Start
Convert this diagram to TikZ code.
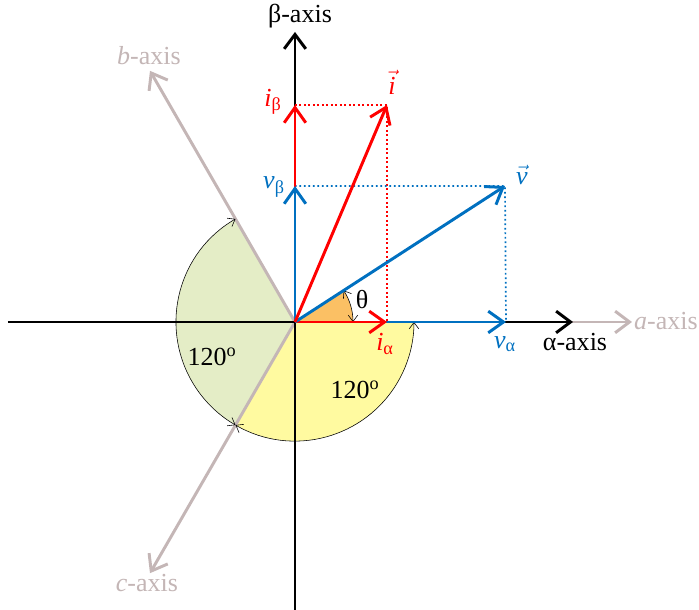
\documentclass[tikz,border=0pt]{standalone}
\usepackage{amsmath}
\usepackage{fontspec}
\setmainfont{Liberation Serif}
\usetikzlibrary{arrows.meta}
\definecolor{axisgray}{RGB}{196,182,182}
\definecolor{vblue}{RGB}{0,112,192}
\definecolor{sectgreen}{RGB}{228,237,198}
\definecolor{sectyellow}{RGB}{255,250,160}
\definecolor{sectorange}{RGB}{251,192,100}

\begin{document}
\begin{tikzpicture}[
        x=0.025cm, y=0.025cm,
        font=\fontsize{18.5}{21}\selectfont,
        axis/.style={black, line width=2.1pt, -{Straight Barb[length=3.6mm, width=5.4mm]}},
        abcaxis/.style={axisgray, line width=2.1pt, -{Straight Barb[length=3.6mm, width=5.4mm]}},
        vecline/.style={line width=2.1pt, -{Straight Barb[length=3.8mm, width=5.4mm]}},
        proj/.style={dotted, line width=1.2pt},
        anglearc/.style={black, line width=0.4pt, {Straight Barb[length=1.6mm, width=2.4mm]}-{Straight Barb[length=1.6mm, width=2.4mm]}}
    ]
        \useasboundingbox (-295,-288) rectangle (404,322);

        % Punkte
        \coordinate (O) at (0,0);
        \coordinate (I) at (92,217);
        \coordinate (Ia) at (92,0);
        \coordinate (Ib) at (0,217);
        \coordinate (V) at (210,136);
        \coordinate (Va) at (211,0);
        \coordinate (Vb) at (0,136);
        \coordinate (Aend) at (337,0);
        \coordinate (Bend) at (120:290);
        \coordinate (Cend) at (240:290);
        \coordinate (AlphaS) at (-287,0);
        \coordinate (AlphaE) at (278,0);
        \coordinate (BetaS) at (0,-288);
        \coordinate (BetaE) at (0,290);

        % Sektoren
        \fill[sectgreen] (O) -- (120:119) arc[start angle=120, end angle=240, radius=119] -- cycle;
        \fill[sectyellow] (O) -- (240:119) arc[start angle=240, end angle=360, radius=119] -- cycle;
        \fill[sectorange] (O) -- (58,0) arc[start angle=0, end angle=32.9, radius=58] -- cycle;

        % abc-Achsen
        \draw[abcaxis] (O) -- (Aend);
        \draw[abcaxis] (O) -- (Bend);
        \draw[abcaxis] (O) -- (Cend);
        \node[axisgray] (alab) at (371,1) {\textit{a}-axis};
        \node[axisgray] (blab) at (-146,266) {\textit{b}-axis};
        \node[axisgray] (clab) at (-148,-261) {\textit{c}-axis};

        % alpha-beta-Achsen
        \draw[axis] (AlphaS) -- (AlphaE);
        \draw[axis] (BetaS) -- (BetaE);
        \node (alphalab) at (280,-20) {α-axis};
        \node (betalab) at (5,306) {β-axis};

        % Winkel
        \draw[anglearc] (120:119) arc[start angle=120, end angle=240, radius=119];
        \draw[anglearc] (240:119) arc[start angle=240, end angle=360, radius=119];
        \draw[anglearc] (58,0) arc[start angle=0, end angle=32.9, radius=58];
        \node (theta) at (67,22) {θ};
        \node (ang1) at (-83,-35) {120\textsuperscript{o}};
        \node (ang2) at (60,-68) {120\textsuperscript{o}};

        % Projektionen
        \draw[proj, red] (Ib) -- (I) -- (Ia);
        \draw[proj, vblue] (Vb) -- (V) -- (Va);

        % Vektoren
        \draw[vecline, vblue] (O) -- (Va);
        \draw[vecline, red] (O) -- (Ia);
        \draw[vecline, red] (O) -- (Ib);
        \draw[vecline, vblue] (O) -- (Vb);
        \draw[vecline, vblue] (O) -- (V);
        \draw[vecline, red] (O) -- (I);

        % Beschriftungen
        \node[red] (ilab) at (97,240) {$\vec{\text{\itshape i}}$};
        \node[vblue] (vlab) at (227,147) {$\vec{\text{\itshape v}}$};
        \node[red] (iblab) at (-22,220) {\textit{i}\textsubscript{β}};
        \node[vblue] (vblab) at (-21,135) {\textit{v}\textsubscript{β}};
        \node[red] (ialab) at (90,-22) {\textit{i}\textsubscript{α}};
        \node[vblue] (valab) at (210,-22) {\textit{v}\textsubscript{α}};
    \end{tikzpicture}
\end{document}
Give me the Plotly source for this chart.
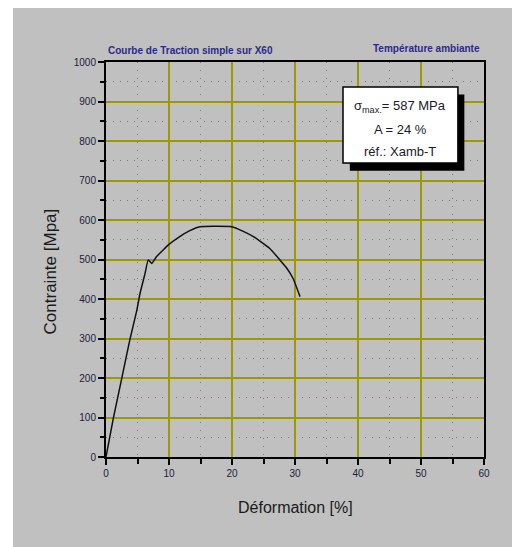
import plotly.graph_objects as go

# Data read from the reference (strain %, stress MPa)
strain = [0, 1.16, 2.5, 3.8, 4.9, 5.4, 6.2, 6.7, 7.25, 8.0, 9.0, 9.9, 11.7, 13.3, 14.9, 17.0, 19.95, 21.7, 23.4, 26.0, 27.6, 28.7, 29.7, 30.8]
stress = [0, 98, 199, 298, 372, 414, 465, 499, 490, 507, 523, 537, 558, 573, 583, 584, 583, 572, 558, 528, 499, 478, 452, 406]

title_left = "Courbe de Traction simple sur X60"
title_right = "Température ambiante"
info_lines = ["σ<sub>max.</sub>= 587 MPa", "A = 24 %", "réf.: Xamb-T"]
x_title = "Déformation [%]"
y_title = "Contrainte [Mpa]"

olive = "#9c9a00"
navy = "#2a2a8c"
font_fam = "Liberation Sans, Arial, sans-serif"

fig = go.Figure()
fig.add_trace(go.Scatter(x=strain, y=stress, mode="lines", line_shape="spline",
                         line=dict(color="#111111", width=1.5, smoothing=0.4), showlegend=False))

axis_common = dict(
    showline=True, linecolor="black", linewidth=2, mirror=True,
    ticks="outside", ticklen=6, tickcolor="black", tickwidth=1.5,
    showgrid=True, gridcolor=olive, gridwidth=1.5,
    zeroline=False,
    tickfont=dict(family=font_fam, size=10, color="#20203a"),
)

fig.update_xaxes(range=[0, 60], dtick=10, **axis_common,
                 minor=dict(dtick=5, ticks="outside", ticklen=5, tickcolor="black",
                            showgrid=True, gridcolor="#7a7a7a", gridwidth=1, griddash="1px,7px"))
fig.update_yaxes(range=[0, 1000], dtick=100, **axis_common,
                 minor=dict(dtick=50, ticks="outside", ticklen=4, tickcolor="black",
                            showgrid=True, gridcolor="#7a7a7a", gridwidth=1, griddash="1px,6px"))

shapes = [
    # gray background panel
    dict(type="rect", xref="paper", yref="paper", x0=-0.246, x1=1.09, y0=-0.235, y1=1.139,
         fillcolor="#c0c0c0", line=dict(width=0), layer="below"),
    # box shadow
    dict(type="rect", xref="paper", yref="paper", x0=0.645, x1=0.948, y0=0.725, y1=0.918,
         fillcolor="black", line=dict(width=0), layer="above"),
    # info box
    dict(type="rect", xref="paper", yref="paper", x0=0.627, x1=0.931, y0=0.744, y1=0.937,
         fillcolor="white", line=dict(color="black", width=1.5), layer="above"),
]

annotations = [
    dict(text=title_left, xref="paper", yref="paper", x=0.0, y=1.028, xanchor="left", yanchor="middle",
         showarrow=False, font=dict(family=font_fam, size=10, color=navy, weight="bold")),
    dict(text=title_right, xref="paper", yref="paper", x=0.995, y=1.035, xanchor="right", yanchor="middle",
         showarrow=False, font=dict(family=font_fam, size=10, color=navy, weight="bold")),
    dict(text=x_title, xref="paper", yref="paper", x=0.5, y=-0.128, xanchor="center", yanchor="middle",
         showarrow=False, font=dict(family=font_fam, size=16, color="#1a1a1a")),
    dict(text=y_title, xref="paper", yref="paper", x=-0.148, y=0.47, xanchor="center", yanchor="middle",
         textangle=-90, showarrow=False, font=dict(family=font_fam, size=17, color="#1a1a1a")),
]
ys = [0.887, 0.83, 0.773]
for t, yy in zip(info_lines, ys):
    annotations.append(dict(text=t, xref="paper", yref="paper", x=0.779, y=yy, xanchor="center",
                            yanchor="middle", showarrow=False,
                            font=dict(family=font_fam, size=13, color="#1a1a2a")))

fig.update_layout(
    width=512, height=539,
    margin=dict(l=98, r=36, t=54, b=90),
    paper_bgcolor="white", plot_bgcolor="rgba(0,0,0,0)",
    shapes=shapes, annotations=annotations, showlegend=False,
)

fig.write_html("out.html")
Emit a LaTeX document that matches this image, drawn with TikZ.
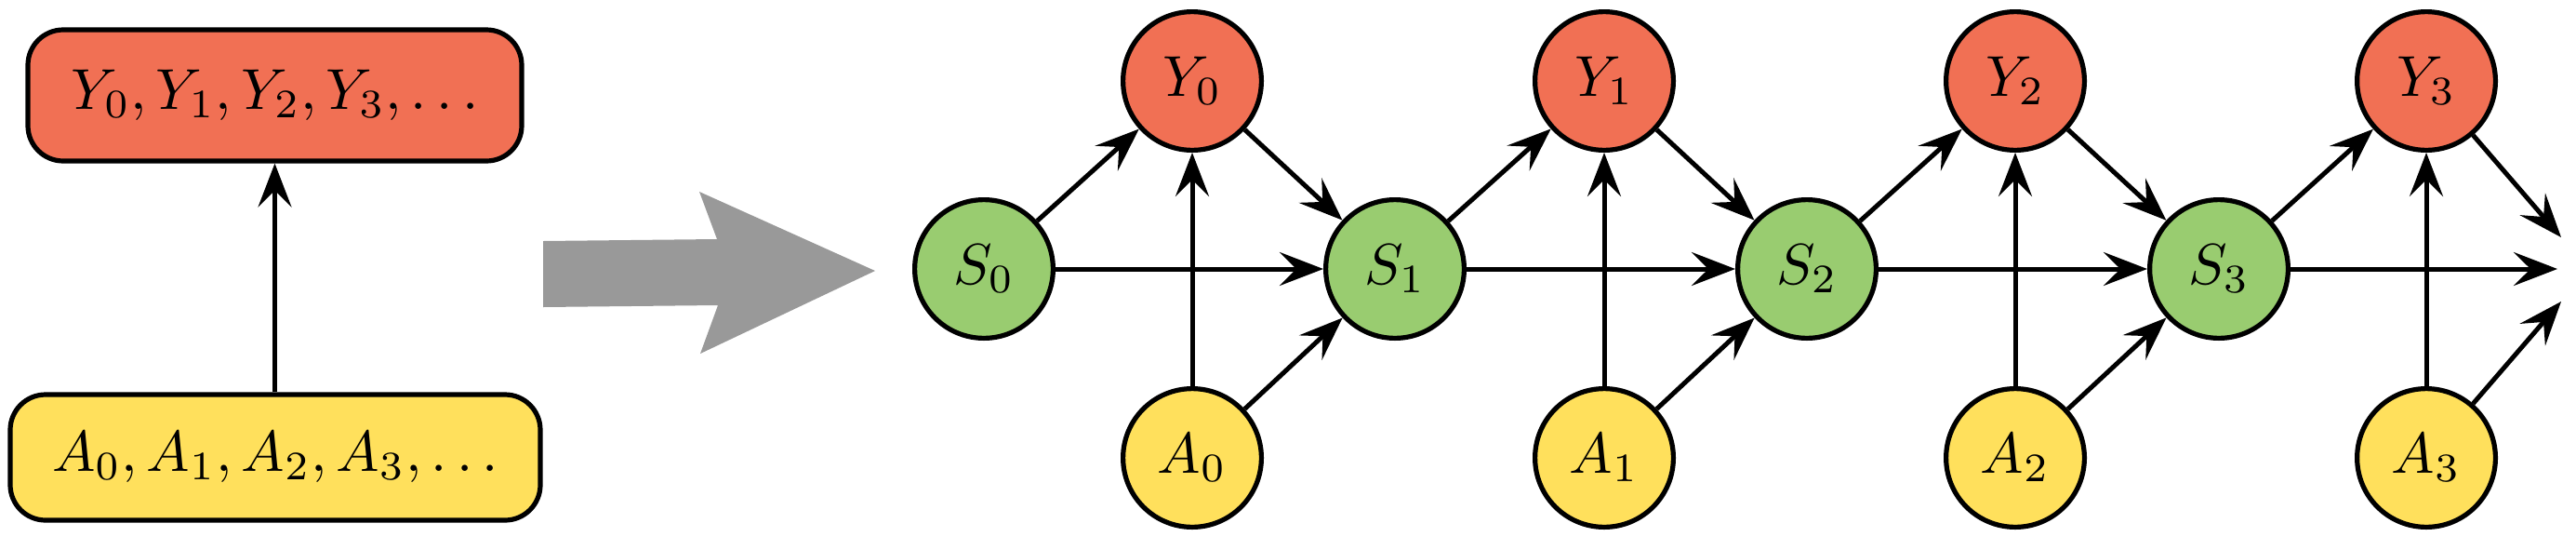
\documentclass[tikz,border=0pt]{standalone}
\usepackage{graphicx}
\usetikzlibrary{arrows.meta}
\definecolor{cred}{HTML}{F17054}
\definecolor{cgreen}{HTML}{99CC70}
\definecolor{cyellow}{HTML}{FFE05C}
\definecolor{cgray}{HTML}{999999}
\newcommand{\bigtxt}[1]{\scalebox{1.55}{#1}}
\tikzset{
  var/.style={circle, draw=black, line width=1.3pt, minimum size=37.2pt, inner sep=0pt, font=\fontsize{10}{12}\selectfont},
  ynode/.style={var, fill=cred},
  snode/.style={var, fill=cgreen},
  anode/.style={var, fill=cyellow},
  seqbox/.style={rectangle, rounded corners=9.5pt, draw=black, line width=1.3pt, inner sep=0pt, font=\fontsize{10}{12}\selectfont},
  conn/.style={line width=1.25pt, -{Stealth[length=11.75pt, width=9pt, inset=4.5pt]}},
}
\begin{document}
\begin{tikzpicture}[x=0.25pt, y=-0.25pt]
\useasboundingbox (0,0) rectangle (2770,590);
% left summary
\node[seqbox, fill=cred, minimum width=132.75pt, minimum height=35.25pt] (ybox) at (295.5,102.5) {\bigtxt{$Y_0, Y_1, Y_2, Y_3, \ldots$}};
\node[seqbox, fill=cyellow, minimum width=142.5pt, minimum height=33.75pt] (abox) at (296,491.5) {\bigtxt{$A_0, A_1, A_2, A_3, \ldots$}};
\draw[conn] (abox.north -| ybox.south) -- (ybox.south);
% big gray arrow
\fill[cgray] (584,259) -- (771,257) -- (752,206) -- (941,291) -- (753,380) -- (772,328) -- (584,330) -- cycle;
% unrolled graph
\node[snode] (s0) at (1058,289) {\bigtxt{$S_0$}};
\node[snode] (s1) at (1500,289) {\bigtxt{$S_1$}};
\node[snode] (s2) at (1943,289) {\bigtxt{$S_2$}};
\node[snode] (s3) at (2386,289) {\bigtxt{$S_3$}};
\node[ynode] (y0) at (1282,87) {\bigtxt{$Y_0$}};
\node[ynode] (y1) at (1725,87) {\bigtxt{$Y_1$}};
\node[ynode] (y2) at (2167,87) {\bigtxt{$Y_2$}};
\node[ynode] (y3) at (2609,87) {\bigtxt{$Y_3$}};
\node[anode] (a0) at (1282,492) {\bigtxt{$A_0$}};
\node[anode] (a1) at (1725,492) {\bigtxt{$A_1$}};
\node[anode] (a2) at (2167,492) {\bigtxt{$A_2$}};
\node[anode] (a3) at (2609,492) {\bigtxt{$A_3$}};
\coordinate (e1) at (2754,255);
\coordinate (e2) at (2750,289);
\coordinate (e3) at (2754,324);
\foreach \i/\j in {0/1,1/2,2/3}{
  \draw[conn] (s\i) -- (s\j);
  \draw[conn] (s\i) -- (y\i);
  \draw[conn] (a\i) -- (y\i);
  \draw[conn] (y\i) -- (s\j);
  \draw[conn] (a\i) -- (s\j);
}
\draw[conn] (s3) -- (y3);
\draw[conn] (a3) -- (y3);
\draw[conn] (s3) -- (e2);
\draw[conn] (y3) -- (e1);
\draw[conn] (a3) -- (e3);
\end{tikzpicture}
\end{document}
End
Return the lines exactly as they stand, from the start of the entries through the line holding "radius=58] -- cycle;"; omit the pictures.

Result:
Convert this diagram to TikZ code.
\documentclass[tikz,border=0pt]{standalone}
\usepackage{amsmath}
\usepackage{fontspec}
\setmainfont{Liberation Serif}
\usetikzlibrary{arrows.meta}
\definecolor{axisgray}{RGB}{196,182,182}
\definecolor{vblue}{RGB}{0,112,192}
\definecolor{sectgreen}{RGB}{228,237,198}
\definecolor{sectyellow}{RGB}{255,250,160}
\definecolor{sectorange}{RGB}{251,192,100}

\begin{document}
\begin{tikzpicture}[
        x=0.025cm, y=0.025cm,
        font=\fontsize{18.5}{21}\selectfont,
        axis/.style={black, line width=2.1pt, -{Straight Barb[length=3.6mm, width=5.4mm]}},
        abcaxis/.style={axisgray, line width=2.1pt, -{Straight Barb[length=3.6mm, width=5.4mm]}},
        vecline/.style={line width=2.1pt, -{Straight Barb[length=3.8mm, width=5.4mm]}},
        proj/.style={dotted, line width=1.2pt},
        anglearc/.style={black, line width=0.4pt, {Straight Barb[length=1.6mm, width=2.4mm]}-{Straight Barb[length=1.6mm, width=2.4mm]}}
    ]
        \useasboundingbox (-295,-288) rectangle (404,322);

        % Punkte
        \coordinate (O) at (0,0);
        \coordinate (I) at (92,217);
        \coordinate (Ia) at (92,0);
        \coordinate (Ib) at (0,217);
        \coordinate (V) at (210,136);
        \coordinate (Va) at (211,0);
        \coordinate (Vb) at (0,136);
        \coordinate (Aend) at (337,0);
        \coordinate (Bend) at (120:290);
        \coordinate (Cend) at (240:290);
        \coordinate (AlphaS) at (-287,0);
        \coordinate (AlphaE) at (278,0);
        \coordinate (BetaS) at (0,-288);
        \coordinate (BetaE) at (0,290);

        % Sektoren
        \fill[sectgreen] (O) -- (120:119) arc[start angle=120, end angle=240, radius=119] -- cycle;
        \fill[sectyellow] (O) -- (240:119) arc[start angle=240, end angle=360, radius=119] -- cycle;
        \fill[sectorange] (O) -- (58,0) arc[start angle=0, end angle=32.9, radius=58] -- cycle;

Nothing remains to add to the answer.